Süddeutsche Zeitung

Erforschung des TV-Zuschauer-Verhaltens:Das bekannte Unwesen

Macht, Geld, Quote: Seit 40 Jahren lassen TV-Sender das Verhalten der Zuschauer erforschen - inzwischen sogar im Sekundentakt.

STEFAN FISCHER

(SZ v. 11.08.2003)

Die großen Fernsehsender in Deutschland haben es gut: Jeder von ihnen ist Marktführer. Drunter macht es heute keiner, den Privaten jedenfalls ist nichts und den Öffentlich-Rechtlichen auch nur wenig heiliger als die Quote.

Vor den Konkurrenten zu liegen, ist indessen nur eine Frage der Definition.
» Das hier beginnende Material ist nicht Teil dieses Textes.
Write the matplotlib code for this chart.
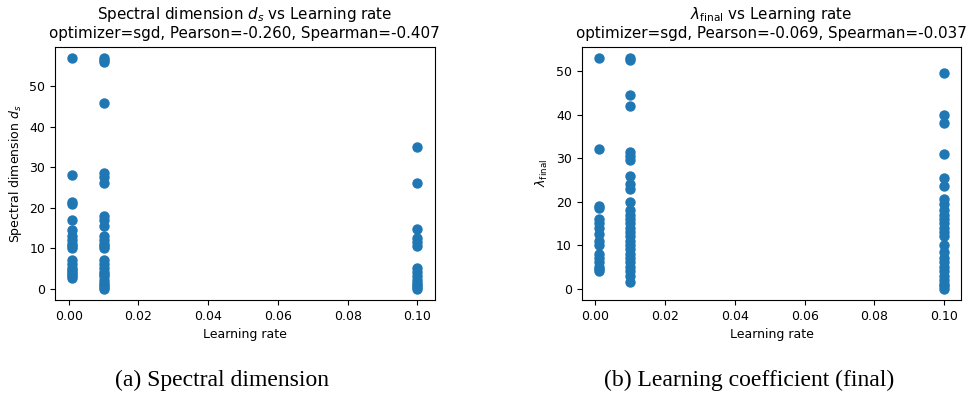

Der Marktanteil sagt ja noch nicht, wie viele wirklich fernsehen. Zwei Millionen Zuschauer garantieren einer Sendung in den Mittagsstunden eine sehr erfreuliche Quote. Am Samstagabend, wenn die halbe Nation fernsieht, kann man mit zwei Millionen dagegen keinen Staat machen. Und so muss eben der Markt entsprechend definiert werden.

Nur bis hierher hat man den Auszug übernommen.